The proposition that racism, bad cops, and disrespectful Korean liquor-store owners caused the Los Angeles riots 20 years ago is fundamentally false—but it persists. Perhaps some outmoded police tactics and tough talk from then–police chief Daryl Gates contributed to the rioters’ nihilistic response to the not guilty verdicts in the trial of four police officers who had beaten Rodney King after a high-speed pursuit. Maybe a few Korean merchants were rude to their customers. And inflammatory rhetoric from black leaders probably heightened community tensions. But at the bottom of it all, the festering welfare culture of South Los Angeles created the conditions necessary for an urban conflagration that lasted five days, tallied more than $1 billion in property damage, and left 53 people dead. The culture of anger and dependence, homicidal street gangs, a debased education system, disintegrated families, and race hatred had been a powder keg for years. All it needed was a spark.

I remember the riots well. At the time, I was executive director of the Los Angeles chapter of the Southern Christian Leadership Conference, the civil rights organization founded by Martin Luther King, Jr. My office was located a few miles from where the riots began at the intersection of Florence and Normandie Avenues. When a Simi Valley jury handed down its verdict on the afternoon of April 29, it wasn’t long before hoodlums and thugs poured into the streets, assembling at that corner and looking to exact revenge on anyone with the wrong skin color. Millions eventually saw the footage of Reginald Denny, a white truck driver, as he was brutally beaten and left with permanent brain damage when one of his assailants smashed his skull with a concrete block. By late that night, much of the area south of Interstate 10 was in flames.

South Los Angeles is safer today, reflecting greatly improved policing citywide. Two decades ago, violence had become commonplace in many of the areas where looting and burning were the worst. In 1992, there were 143 homicides in the 12 square miles spanning from Watts to Inglewood, and the Crips owned the neighborhoods surrounding the riot’s flashpoint at Florence and Normandie. Overall, the homicide rate in L.A. that year was 21 people murdered for every 100,000. By 2009, the homicide rate had fallen to 6.7 per 100,000.

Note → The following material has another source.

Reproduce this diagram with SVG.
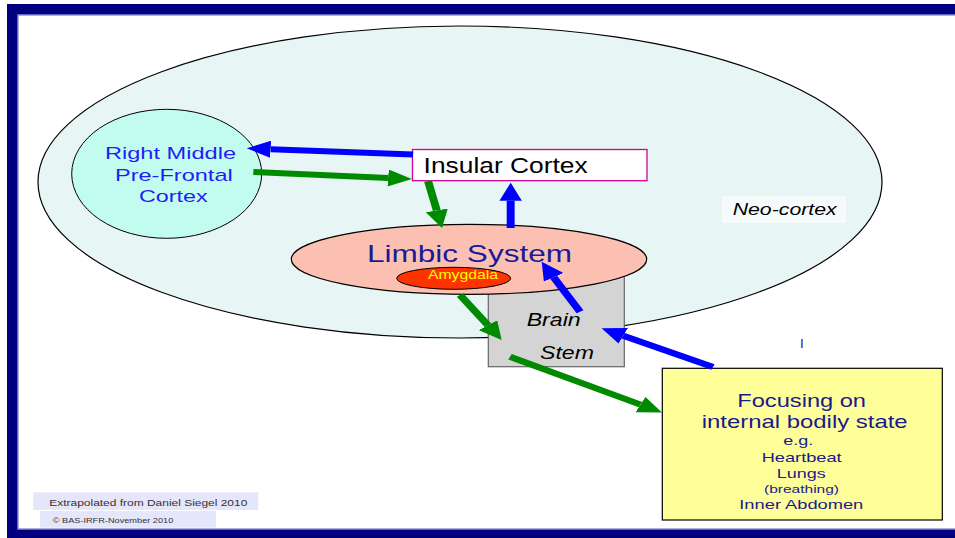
<svg xmlns="http://www.w3.org/2000/svg" width="955" height="538" viewBox="0 0 955 538">
<defs>
<style>
text{font-family:"Liberation Sans",Arial,sans-serif}
.ln{fill:none;stroke-width:6}
.bl{stroke:#0000ff;marker-end:url(#ab)}
.gr{stroke:#008a00;marker-end:url(#ag)}
.nv{fill:#1a1a8c}
.it{font-style:italic}
</style>
<marker id="ab" markerUnits="userSpaceOnUse" markerWidth="18" markerHeight="17" viewBox="0 0 18 17" refX="0" refY="8.5" orient="auto"><path d="M0,0 L18,8.5 L0,17 Z" fill="#0000ff"/></marker>
<marker id="ag" markerUnits="userSpaceOnUse" markerWidth="18" markerHeight="17" viewBox="0 0 18 17" refX="0" refY="8.5" orient="auto"><path d="M0,0 L18,8.5 L0,17 Z" fill="#008a00"/></marker>
</defs>
<rect width="955" height="538" fill="#ffffff"/>
<g id="frame">
<rect x="7" y="4" width="948" height="10" fill="#000080"/>
<rect x="17" y="14" width="938" height="1.5" fill="#6464bc"/>
<rect x="7" y="4" width="10" height="534" fill="#000080"/>
<rect x="17" y="14" width="1.5" height="515" fill="#6464bc"/>
<rect x="17" y="528.5" width="938" height="1.5" fill="#6464bc"/>
<rect x="7" y="530" width="948" height="8" fill="#000080"/>
</g>
<g id="neocortex">
<ellipse cx="460" cy="182" rx="422" ry="156" fill="#e8f5f5" stroke="#000" stroke-width="1.2"/>
<rect x="722" y="196" width="124" height="27" fill="#f5fafa"/>
<text x="732.7" y="215" font-size="16" class="it" textLength="104" lengthAdjust="spacingAndGlyphs">Neo-cortex</text>
</g>
<g id="pfc">
<ellipse cx="166.7" cy="173.8" rx="95" ry="64.5" fill="#c2fcee" stroke="#000" stroke-width="1"/>
<text x="105" y="159" font-size="17" fill="#1f1ff5" textLength="131" lengthAdjust="spacingAndGlyphs">Right Middle</text>
<text x="115" y="181" font-size="17" fill="#1f1ff5" textLength="117.7" lengthAdjust="spacingAndGlyphs">Pre-Frontal</text>
<text x="139" y="201.7" font-size="17" fill="#1f1ff5" textLength="68.7" lengthAdjust="spacingAndGlyphs">Cortex</text>
</g>
<g id="insular">
<rect x="412.5" y="149.5" width="234.5" height="31.2" fill="#ffffff" stroke="#d4009a" stroke-width="1.3"/>
<text x="423.6" y="172.7" font-size="22" fill="#000" textLength="164" lengthAdjust="spacingAndGlyphs">Insular Cortex</text>
</g>
<g id="brainstem">
<rect x="488.3" y="272" width="136" height="94.7" fill="#d4d4d4" stroke="#666" stroke-width="1.2"/>
<text x="526.7" y="326" font-size="17.5" class="it" textLength="54" lengthAdjust="spacingAndGlyphs">Brain</text>
<text x="540" y="359.3" font-size="17.5" class="it" textLength="54" lengthAdjust="spacingAndGlyphs">Stem</text>
</g>
<g id="limbic">
<ellipse cx="469" cy="259.3" rx="177.7" ry="35" fill="#fcc0b2" stroke="#000" stroke-width="1.2"/>
<text x="367" y="262.3" font-size="24" fill="#1a1a99" textLength="205" lengthAdjust="spacingAndGlyphs">Limbic System</text>
</g>
<g id="amygdala">
<ellipse cx="453.7" cy="278.3" rx="57" ry="11" fill="#ff3300" stroke="#000" stroke-width="1"/>
<text x="428" y="279.3" font-size="12" fill="#ffff00" textLength="70" lengthAdjust="spacingAndGlyphs">Amygdala</text>
</g>
<g id="focus">
<rect x="662.3" y="368.3" width="280" height="151.7" fill="#ffff99" stroke="#000" stroke-width="1.2"/>
<text x="737.3" y="406.7" font-size="18.6" class="nv" textLength="128.7" lengthAdjust="spacingAndGlyphs">Focusing on</text>
<text x="701.7" y="428.3" font-size="18.6" class="nv" textLength="206" lengthAdjust="spacingAndGlyphs">internal bodily state</text>
<text x="783.3" y="445" font-size="13" class="nv" textLength="30" lengthAdjust="spacingAndGlyphs">e.g.</text>
<text x="761.7" y="462.3" font-size="12.6" class="nv" textLength="80" lengthAdjust="spacingAndGlyphs">Heartbeat</text>
<text x="776.7" y="478.3" font-size="12.6" class="nv" textLength="49" lengthAdjust="spacingAndGlyphs">Lungs</text>
<text x="764" y="493.3" font-size="11" class="nv" textLength="75" lengthAdjust="spacingAndGlyphs">(breathing)</text>
<text x="739.3" y="509.3" font-size="12.6" class="nv" textLength="124" lengthAdjust="spacingAndGlyphs">Inner Abdomen</text>
</g>
<g id="mark">
<text x="800" y="347.7" font-size="13.5" class="nv">I</text>
</g>
<g id="credits">
<rect x="33.3" y="492.3" width="225" height="17.7" fill="#e6e6fa"/>
<text x="49.3" y="506" font-size="9.5" fill="#333" textLength="198" lengthAdjust="spacingAndGlyphs">Extrapolated from Daniel Siegel 2010</text>
<rect x="40" y="511" width="176" height="16.7" fill="#e6e6fa"/>
<text x="52.7" y="523.3" font-size="7.3" fill="#333" textLength="120.6" lengthAdjust="spacingAndGlyphs">© BAS-IRFR-November 2010</text>
</g>
<g id="connectors" transform="scale(1.32639 1)">
<line class="ln bl" x1="311.4" y1="154.5" x2="204.0" y2="149.2"/>
<line class="ln gr" x1="191.0" y1="172" x2="292.6" y2="178.0"/>
<line class="ln gr" x1="322.7" y1="181" x2="329.3" y2="210.4"/>
<line class="ln bl" x1="385.0" y1="228" x2="385.0" y2="200.7"/>
<line class="ln bl" x1="437.3" y1="311.7" x2="417.4" y2="277.3"/>
<line class="ln bl" x1="537.5" y1="367" x2="469.9" y2="335.8"/>
<line class="ln gr" x1="346.8" y1="295" x2="367.9" y2="325.2"/>
<line class="ln gr" x1="384.5" y1="356.7" x2="482.9" y2="404.6"/>
</g>
</svg>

The face of South Los Angeles looks different today as well. According to the 1990 Census, Latinos were 45.5 percent of South L.A.’s population. By 2010, that figure stood at 66.3 percent, thanks to a flood of illegal immigration from Mexico and Central America. Over the same period, the percentage of blacks living in South Los Angeles declined from 47 percent to just 31.8, with many residents departing for suburban destinations such as the Antelope Valley and the Inland Empire or leaving the state altogether. And race relations have changed for the better. When Loyola Marymount University’s Center for the Study of Los Angeles polled residents earlier this year about race relations as the riots’ 20th anniversary approached, seven out of ten said that the city’s racial and ethnic groups were getting along just fine.

But 20 years on, one thing hasn’t changed much: racial demagogues’ penchant for irresponsible and incendiary rhetoric. It’s easy to see the resentments that festered within South L.A.’s welfare culture bubbling up in places like Detroit, Toledo, Mobile—and Sanford, Florida. With every race hustler of local and national repute demanding “justice for Trayvon” and the New Black Panther Party putting a bounty on the head of accused killer George Zimmerman, it was surely no surprise that Florida special prosecutor Angela Corey indicted Zimmerman for second-degree murder. Whether the evidence actually supports such a charge is highly doubtful; public opinion seems to be driving the prosecution here. That was also true 20 years ago, with the indictments of those four LAPD cops in the King case. Remember, all that most people ever saw of the King beating was a snippet of George Holliday’s famous video showing white officers beating and clubbing a struggling black man. Those shocking images and the ensuing outrage clearly influenced the decision to prosecute; somebody had to pay. But the Simi Valley jury saw a more complete picture, provided by 56 witnesses and reams of evidence that went well beyond what TV viewers saw in that grainy video.

Yet the old refrain of “No justice, no peace” is in the air again—in a nation governed by a black president and a black attorney general. Despite all our progress, the L.A. riots still haunt us.